# Java Array[], Klassen und Speicherverbrauch



## Katzehuhn (15. Februar 2008)

Nehmen wir mal an ich hab eine Klasse Auto. Dann gibt es die Klasse Autobus und Amphibienfahrzeug. 
Jetzt definiere ich ein Array Auto[] autos = new Auto[100];
Java reserviert sich ja für Array[] fix einen Speicher.
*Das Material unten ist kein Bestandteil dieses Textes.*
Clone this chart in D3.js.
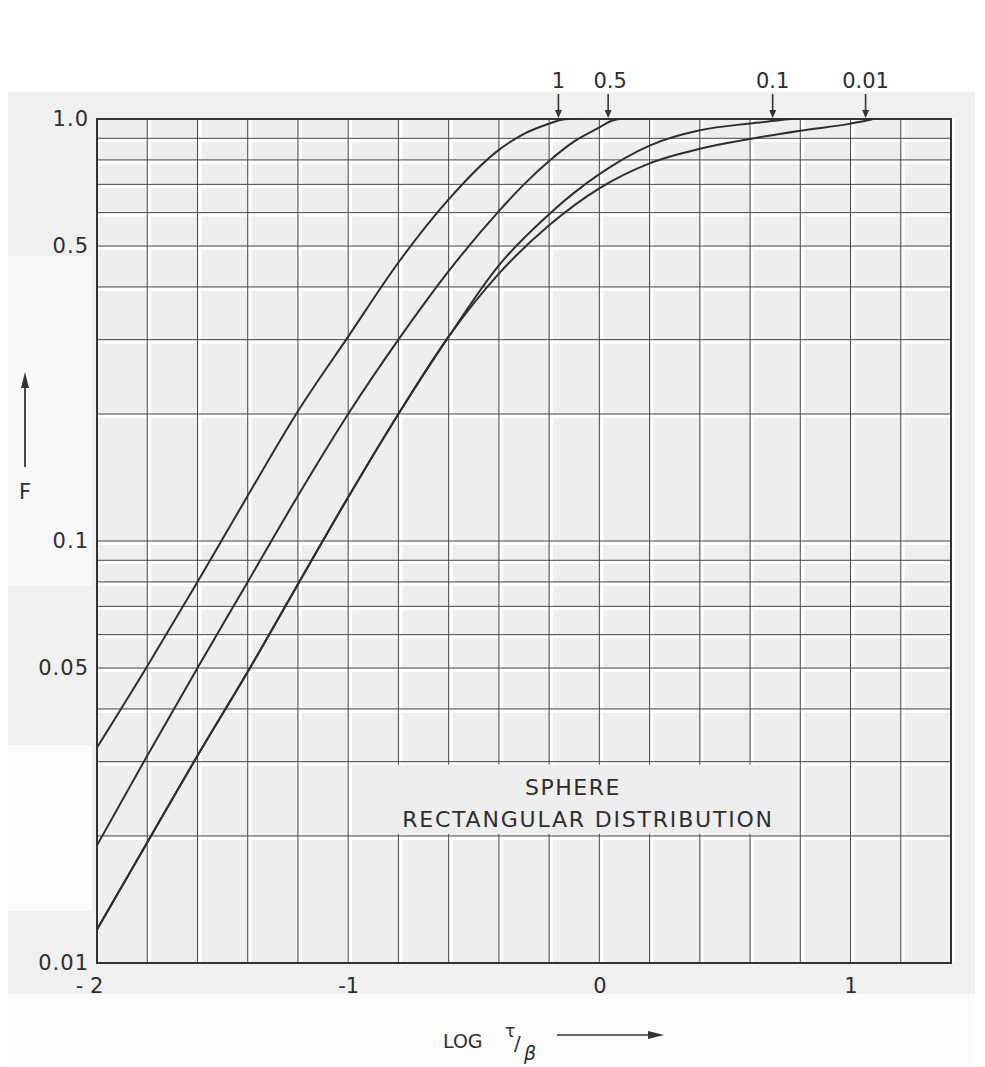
<!DOCTYPE html>
<html>
<head>
<meta charset="utf-8">
<script src="https://cdn.jsdelivr.net/npm/d3@7"></script>
<style>
  html, body { margin: 0; padding: 0; background: #ffffff; }
  svg { display: block; }
  text { font-family: "DejaVu Sans", sans-serif; fill: #2e2e2e; }
</style>
</head>
<body>
<div id="chart"></div>
<script>
// ---------- data ----------
const seriesNames = ["1", "0.5", "0.1", "0.01"];

const xCurve1 = [-2.0, -1.8, -1.6, -1.4, -1.2, -1.0, -0.8, -0.6, -0.4, -0.3, -0.2, -0.16, -0.12, -0.08];
const fCurve1 = [0.0324, 0.0505, 0.080, 0.128, 0.203, 0.305, 0.457, 0.645, 0.845, 0.922, 0.975, 0.993, 1.0, 1.0];

const xCurve2 = [-2.0, -1.8, -1.6, -1.4, -1.2, -1.0, -0.8, -0.6, -0.4, -0.3, -0.2, -0.1, 0.0, 0.04, 0.08, 0.18];
const fCurve2 = [0.019, 0.031, 0.05, 0.08, 0.128, 0.2, 0.3, 0.436, 0.605, 0.70, 0.795, 0.885, 0.955, 0.985, 1.0, 1.0];

const xCurve3 = [-2.0, -1.8, -1.6, -1.4, -1.2, -1.0, -0.8, -0.6, -0.4, -0.2, 0.0, 0.2, 0.4, 0.6, 0.7, 0.77, 0.8];
const fCurve3 = [0.012, 0.0193, 0.031, 0.049, 0.079, 0.127, 0.2, 0.305, 0.45, 0.595, 0.74, 0.865, 0.94, 0.976, 0.99, 1.0, 1.0];

const xCurve4 = [-2.0, -1.8, -1.6, -1.4, -1.2, -1.0, -0.8, -0.6, -0.4, -0.2, 0.0, 0.2, 0.4, 0.6, 0.8, 1.0, 1.06, 1.09];
const fCurve4 = [0.012, 0.0193, 0.031, 0.049, 0.079, 0.127, 0.2, 0.305, 0.43, 0.56, 0.685, 0.785, 0.85, 0.897, 0.938, 0.975, 0.99, 1.0];

// where each curve is marked by an arrow at the top (log tau/beta)
const arrowX = [-0.163, 0.035, 0.69, 1.06];

const xTickValues = [-2, -1, 0, 1];
const xTickLabels = ["- 2", "-1", "0", "1"];
const yTickValues = [1, 0.5, 0.1, 0.05, 0.01];
const yTickLabels = ["1.0", "0.5", "0.1", "0.05", "0.01"];

const titleLine1 = "SPHERE";
const titleLine2 = "RECTANGULAR DISTRIBUTION";

// ---------- setup ----------
const W = 985, H = 1067;
const svg = d3.select("#chart").append("svg").attr("width", W).attr("height", H);

const x = d3.scaleLinear().domain([-2, 1.4]).range([97, 951]);
const y = d3.scaleLog().domain([0.01, 1]).range([963, 119]);

// scan-like background tones
svg.append("rect").attr("x", 8).attr("y", 92).attr("width", 967).attr("height", 902).attr("fill", "#f0f0f0");
svg.append("rect").attr("x", 8).attr("y", 256).attr("width", 84).attr("height", 330).attr("fill", "#f8f8f8");
svg.append("rect").attr("x", 8).attr("y", 745).attr("width", 84).attr("height", 166).attr("fill", "#fbfbfb");
svg.append("rect").attr("x", 8).attr("y", 994).attr("width", 967).attr("height", 73).attr("fill", "#fbfbfb");

// plot area
svg.append("rect").attr("x", x(-2)).attr("y", y(1)).attr("width", x(1.4) - x(-2)).attr("height", y(0.01) - y(1))
  .attr("fill", "#eeeeee");

// grid values
const xGrid = d3.range(0, 18).map(i => -2 + i * 0.2);
const yGrid = [];
[0.01, 0.1].forEach(dec => { for (let k = 1; k <= 9; k++) yGrid.push(+(dec * k).toFixed(4)); });
yGrid.push(1);

const grid = svg.append("g");
// white halos (scan look)
grid.selectAll("line.vh").data(xGrid.slice(1)).join("line")
  .attr("x1", d => x(d) + 2.5).attr("x2", d => x(d) + 2.5)
  .attr("y1", y(1)).attr("y2", y(0.01))
  .attr("stroke", "#ffffff").attr("stroke-width", 3);
grid.selectAll("line.hh").data(yGrid.slice(1, -1)).join("line")
  .attr("x1", x(-2)).attr("x2", x(1.4))
  .attr("y1", d => y(d) + 2.5).attr("y2", d => y(d) + 2.5)
  .attr("stroke", "#ffffff").attr("stroke-width", 3);
// dark grid lines
grid.selectAll("line.v").data(xGrid).join("line")
  .attr("x1", d => x(d)).attr("x2", d => x(d))
  .attr("y1", y(1)).attr("y2", y(0.01))
  .attr("stroke", "#4a4a4a").attr("stroke-width", 1);
grid.selectAll("line.h").data(yGrid).join("line")
  .attr("x1", x(-2)).attr("x2", x(1.4))
  .attr("y1", d => y(d)).attr("y2", d => y(d))
  .attr("stroke", "#4a4a4a").attr("stroke-width", 1);

// label box (grid interrupted)
svg.append("rect")
  .attr("x", x(-0.985)).attr("y", y(0.03) + 3)
  .attr("width", x(0.785) - x(-0.985)).attr("height", y(0.02) - y(0.03) - 5)
  .attr("fill", "#eeeeee");

// plot frame
svg.append("rect").attr("x", x(-2)).attr("y", y(1)).attr("width", x(1.4) - x(-2)).attr("height", y(0.01) - y(1))
  .attr("fill", "none").attr("stroke", "#333").attr("stroke-width", 2);

// curves
const curves = [
  { name: seriesNames[0], xs: xCurve1, fs: fCurve1 },
  { name: seriesNames[1], xs: xCurve2, fs: fCurve2 },
  { name: seriesNames[2], xs: xCurve3, fs: fCurve3 },
  { name: seriesNames[3], xs: xCurve4, fs: fCurve4 }
];
const line = d3.line().x(d => x(d[0])).y(d => y(d[1])).curve(d3.curveMonotoneX);
svg.append("g").selectAll("path").data(curves).join("path")
  .attr("d", c => line(c.xs.map((v, i) => [v, c.fs[i]])))
  .attr("fill", "none").attr("stroke", "#2e2e2e").attr("stroke-width", 2);

// top arrows and labels
const ta = svg.append("g");
arrowX.forEach((ax, i) => {
  const px = x(ax);
  ta.append("line").attr("x1", px).attr("x2", px).attr("y1", 94).attr("y2", y(1) - 6)
    .attr("stroke", "#333").attr("stroke-width", 1.6);
  ta.append("path").attr("d", `M${px - 3.5},${y(1) - 9} L${px + 3.5},${y(1) - 9} L${px},${y(1) - 1} Z`)
    .attr("fill", "#333");
  ta.append("text").attr("x", px + (i === 1 ? 2 : 0)).attr("y", 88).attr("text-anchor", "middle")
    .attr("font-size", 21).text(seriesNames[i]);
});

// y axis labels
const yAxis = d3.axisLeft(y).tickValues(yTickValues).tickFormat((d, i) => yTickLabels[i]).tickSize(0).tickPadding(8);
const gy = svg.append("g").attr("transform", `translate(${x(-2)},0)`).call(yAxis);
gy.select(".domain").remove();
gy.selectAll("text").attr("font-size", 21).attr("fill", "#2e2e2e")
  .attr("font-family", "DejaVu Sans, sans-serif").attr("letter-spacing", 1);

// x axis labels
const xAxis = d3.axisBottom(x).tickValues(xTickValues).tickFormat((d, i) => xTickLabels[i]).tickSize(0).tickPadding(15);
const gx = svg.append("g").attr("transform", `translate(0,${y(0.01)})`).call(xAxis);
gx.select(".domain").remove();
gx.selectAll("text").attr("font-size", 21).attr("fill", "#2e2e2e")
  .attr("font-family", "DejaVu Sans, sans-serif");
gx.selectAll(".tick").filter(d => d === -2).select("text").attr("dx", -8);

// in-chart title
svg.append("text").attr("x", 573).attr("y", 795).attr("text-anchor", "middle")
  .attr("font-size", 22).attr("letter-spacing", 1.5).text(titleLine1);
svg.append("text").attr("x", 588).attr("y", 827).attr("text-anchor", "middle")
  .attr("font-size", 22).attr("letter-spacing", 1.8).text(titleLine2);

// y axis title with arrow
svg.append("line").attr("x1", 25).attr("x2", 25).attr("y1", 467).attr("y2", 382)
  .attr("stroke", "#333").attr("stroke-width", 1.8);
svg.append("path").attr("d", "M21,388 L29,388 L25,372 Z").attr("fill", "#333");
svg.append("text").attr("x", 25).attr("y", 499).attr("text-anchor", "middle").attr("font-size", 21).text("F");

// x axis title
svg.append("text").attr("x", 443).attr("y", 1048).attr("font-size", 19).text("LOG");
svg.append("text").attr("x", 505).attr("y", 1037).attr("font-size", 17).text("τ");
svg.append("text").attr("x", 514).attr("y", 1050).attr("font-size", 20).text("/");
svg.append("text").attr("x", 524).attr("y", 1060).attr("font-size", 19).attr("font-style", "italic").text("β");
svg.append("line").attr("x1", 557).attr("x2", 652).attr("y1", 1035).attr("y2", 1035)
  .attr("stroke", "#333").attr("stroke-width", 1.6);
svg.append("path").attr("d", "M648,1031 L648,1039 L664,1035 Z").attr("fill", "#333");
</script>
</body>
</html>
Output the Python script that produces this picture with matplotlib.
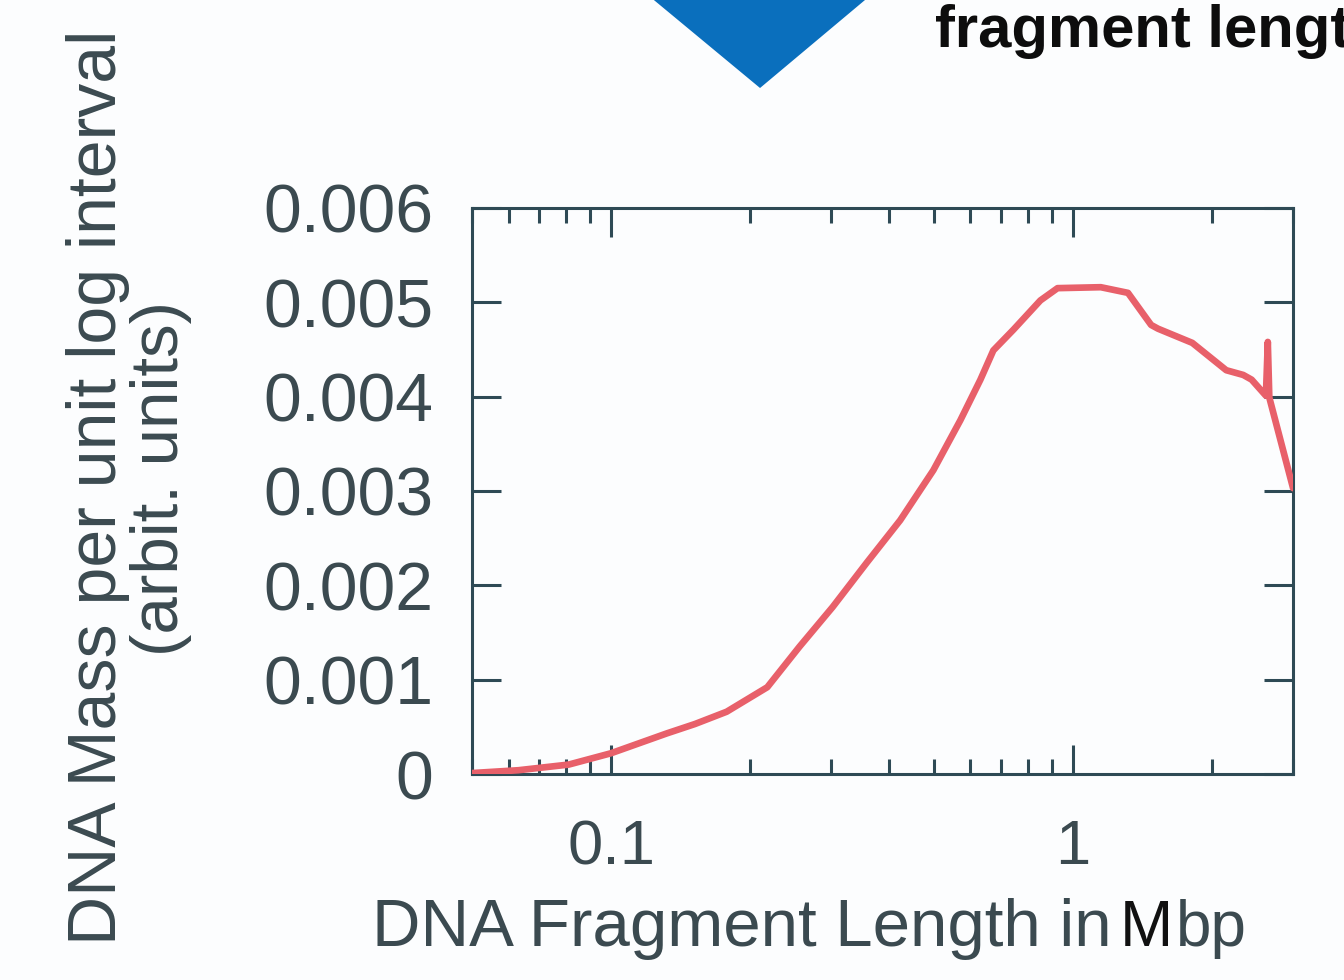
#!/usr/bin/env python3

import matplotlib
matplotlib.use("Agg")
import matplotlib.pyplot as plt
from matplotlib.patches import Polygon
from matplotlib.ticker import FixedLocator, FuncFormatter, LogLocator, NullFormatter


# fragment length (Mbp) vs DNA mass per unit log interval
fragment_mbp = [0.05, 0.063, 0.081, 0.1, 0.132, 0.152, 0.178, 0.218, 0.256, 0.302,
                0.358, 0.423, 0.499, 0.571, 0.631, 0.673, 0.744, 0.851, 0.927, 1.15,
                1.317, 1.478, 1.53, 1.815, 2.15, 2.34, 2.44, 2.62, 2.645, 2.665, 3.0]
dna_mass = [0.00001, 0.00004, 0.0001, 0.00022, 0.00043, 0.00053, 0.00066, 0.00092,
            0.00135, 0.00177, 0.00224, 0.00269, 0.00322, 0.00375, 0.00418, 0.00449,
            0.00471, 0.00502, 0.00515, 0.00516, 0.0051, 0.00476, 0.00472, 0.00457,
            0.00428, 0.00423, 0.00418, 0.00401, 0.00458, 0.00399, 0.00303]

y_ticks = [0, 0.001, 0.002, 0.003, 0.004, 0.005, 0.006]
x_ticks = [0.1, 1]

SPINE = "#2e4a55"
TEXT = "#3b4a50"
LINE = "#e8606a"
BG = "#fcfdfe"

plt.rcParams["font.family"] = ["Liberation Sans", "DejaVu Sans"]

fig = plt.figure(figsize=(13.44, 9.8), dpi=100, facecolor=BG)
ax = fig.add_axes([0.3512, 0.2102, 0.6109, 0.5776])
ax.set_facecolor(BG)

ax.plot(fragment_mbp, dna_mass, color=LINE, lw=4.8, solid_joinstyle="round",
        solid_capstyle="round", zorder=3)

ax.set_xscale("log")
ax.set_xlim(0.05, 3.0)
ax.set_ylim(0, 0.006)

ax.xaxis.set_major_locator(FixedLocator(x_ticks))
ax.xaxis.set_major_formatter(FuncFormatter(lambda v, _: f"{v:g}"))
ax.xaxis.set_minor_locator(LogLocator(base=10, subs=range(2, 10), numticks=20))
ax.xaxis.set_minor_formatter(NullFormatter())
ax.yaxis.set_major_locator(FixedLocator(y_ticks))
ax.yaxis.set_major_formatter(FuncFormatter(lambda v, _: "0" if v == 0 else f"{v:.3f}"))

for side in ax.spines.values():
    side.set_color(SPINE)
    side.set_linewidth(2.2)

ax.tick_params(which="both", direction="in", top=True, right=True, color=SPINE, width=2.2)
ax.tick_params(which="major", length=21)
ax.tick_params(which="minor", length=10.5)
ax.tick_params(axis="y", labelsize=49, labelcolor=TEXT, pad=28)
ax.tick_params(axis="x", labelsize=45.5, labelcolor=TEXT, pad=32)

# axis titles, placed as in the source figure
fig.text(0.277, 0.035, "DNA Fragment Length in", fontsize=48.4, color=TEXT,
         ha="left", va="baseline")
m_txt = fig.text(0.833, 0.035, "M", fontsize=46, color="#111111",
                 ha="left", va="baseline")
ax.annotate("bp", xy=(1, 0), xycoords=m_txt, xytext=(2, 0), textcoords="offset points",
            fontsize=46, color=TEXT, ha="left", va="bottom", annotation_clip=False)

fig.text(0.073, 0.503, "DNA Mass per unit log interval", fontsize=49, color=TEXT,
         rotation=90, ha="center", va="center")
fig.text(0.120, 0.512, "(arbit. units)", fontsize=48.5, color=TEXT,
         rotation=90, ha="center", va="center")

# cut-off pieces of the surrounding diagram
fig.text(0.696, 0.952, "fragment length", fontsize=43, fontweight="bold",
         color="#0d0d0d", ha="left", va="baseline")
tri = Polygon([(0.4865, 1.0), (0.6436, 1.0), (0.5655, 0.9102)], closed=True,
              transform=fig.transFigure, facecolor="#0a6fbd", edgecolor="none")
fig.patches.append(tri)

fig.savefig("out.png", dpi=100, facecolor=BG)
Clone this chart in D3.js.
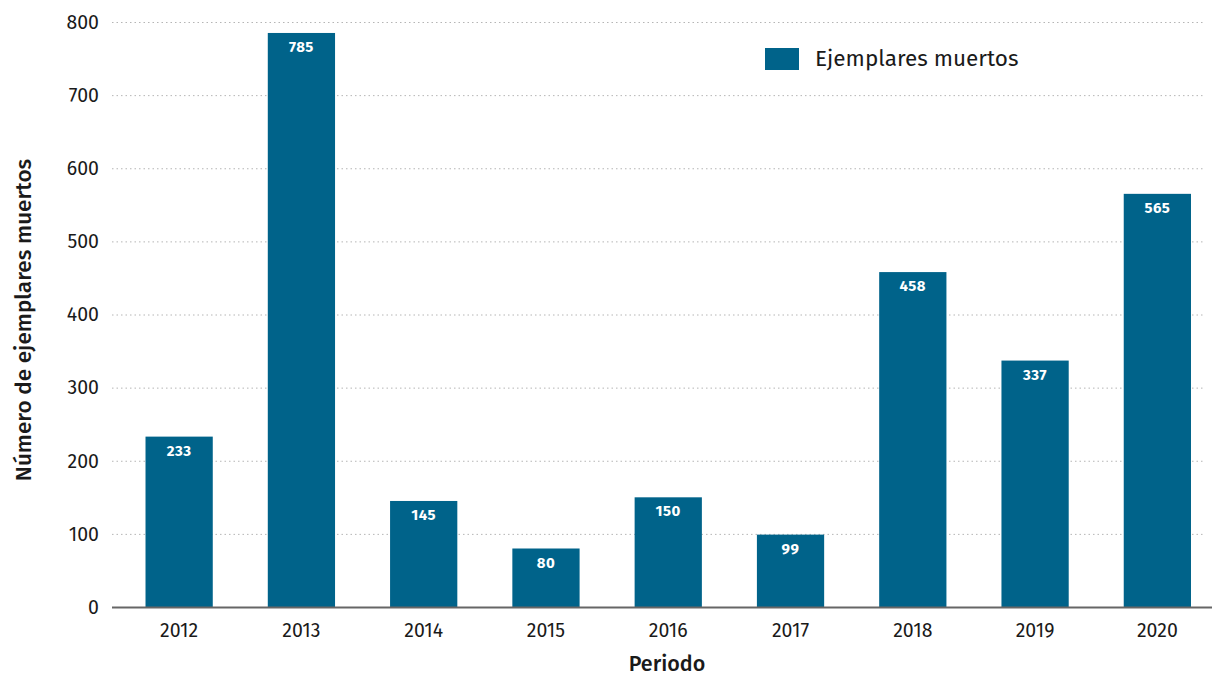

Nur was macht Java wenn ich dem Array autos jetzt autos[12] = new Autobus(parm1,parm2...); hinzufüge? 
Würd mich interssieren


----------



## TheJadix (15. Februar 2008)

Hallo,

ist doch logisch, der Autobus kriegt mächtig Schrammen, weil er zu groß ist 
für den Auto-Parkplatz ! 

Nein mal im ernst !

Ein Java-Array arbeitet auf basis von Objekt-Referenzen da braucht man keine
sorgen haben das ein Objekt welches mehr Speicher benötigt nicht ins Array
passt oder gar etwas anderes überschreibt oder ähnliches !

Gruß JAdix


----------



## Katzehuhn (15. Februar 2008)

Wieso will das Java Array dann wissen wieviele Einträge es hat?^^ Aber danke ma^^


----------



## TheJadix (15. Februar 2008)

Hallo nochmal,

das Array ist halt der Größe nach ein sehr statisches Gebilde !

Für den Fall dass es irgendwelche Objekte speichern soll, muß es eben wissen
für wieviele Objektreferenzen Speicher zur verfühgung stehen muß !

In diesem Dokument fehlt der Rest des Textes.